Today’s test comes as the third test undertaken by Pyongyang during the Obama Administration. While it may be unfair to ascribe the decisions of a paranoid dictator to the ins-and-outs of American electoral politics, the fact remains that, given the apparent yield of the device detonated today, the communist regime’s nuclear program has continued at full steam despite American condemnation. Certainly there is a vein of the American public that laughs at the admittedly ridiculous antics of North Korea’s Dear Leader. However, given that only one successful nuclear detonation in South Korea would cause chaos both for the Korean Peninsula and world markets, the fact that a reputed madman has his hand on a trigger should give the United States some pause. It is very unlikely that the United States will do anything more than condemn this round of nuclear testing by Pyongyang. While restarting the stalled six party talks may be the goal of the Administration, it is unlikely that President Obama has either the will or the political capital to make concessions to the DPRK (especially given the fact that the United States has generally been unsuccessful at evoking any change in North Korea).

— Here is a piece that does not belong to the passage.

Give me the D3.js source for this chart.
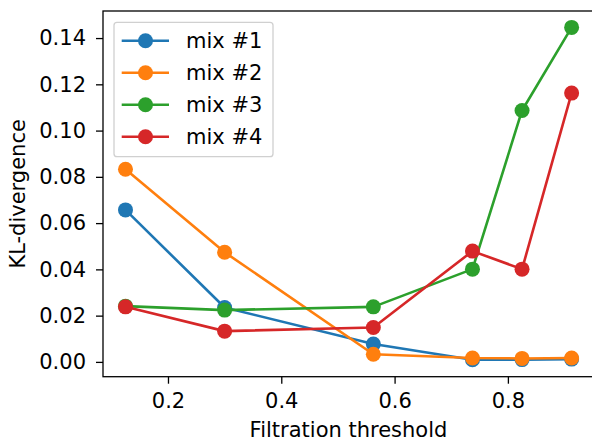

The reality of the President’s likely inaction on the Korean front (unless something like a strike or major military buildup actually takes place), means that this will be (yet another) foreign policy flashpoint passed on to whatever administration takes power next January. It will be imperative that Republicans vying to take Obama’s place have a policy with respect to North Korea and one that does not involve merely “resuming the stalled six party talks.”
So what should the response be from GOP national candidates seeking office that does not involve the resumption of six party talks?
- Bilateral talks with Beijing where the United States takes a hard stand that China must cease funding and supporting Pyongyang as a precondition to resuming any talks with North Korea.
- American negotiations with South Korea to prevent an outright condemnation of Japanese reformation with respect to Article 9 of the Japanese Constitution.
- Continued deployment of Aegis Destroyers in the Sea of Japan.
- An immediate crackdown, inspection, and interdiction of North Korean shipping and black market affiliates in South East Asia.
- A multinational declaration of targeted sanctions against businesses facilitating the North Korean regime
After these steps are taken, the United States and its allies should return to six party negotiations. While these provisions will not totally break the back of the North Korean nuclear program, it will undermine both funding and material support being provided by outside actors to Pyongyang. Especially in the event that Chinese meddling in North Korea can be stymied, there is a strong possibility that the regime will be forced to reform. The policy points that need to be avoided are the ones that are needlessly bellicose towards Beijing or appear to be reforming “SEATO.”
While the testing of a nuclear device does not fundamentally alter the equation in the Pacific, it does bring back to the fore the instability in the relationships between China, Japan, South Korea and North Korea. While the United States will likely take no definitive action during the Obama Administration, the security situation will continue to be an international relations concern for years to come.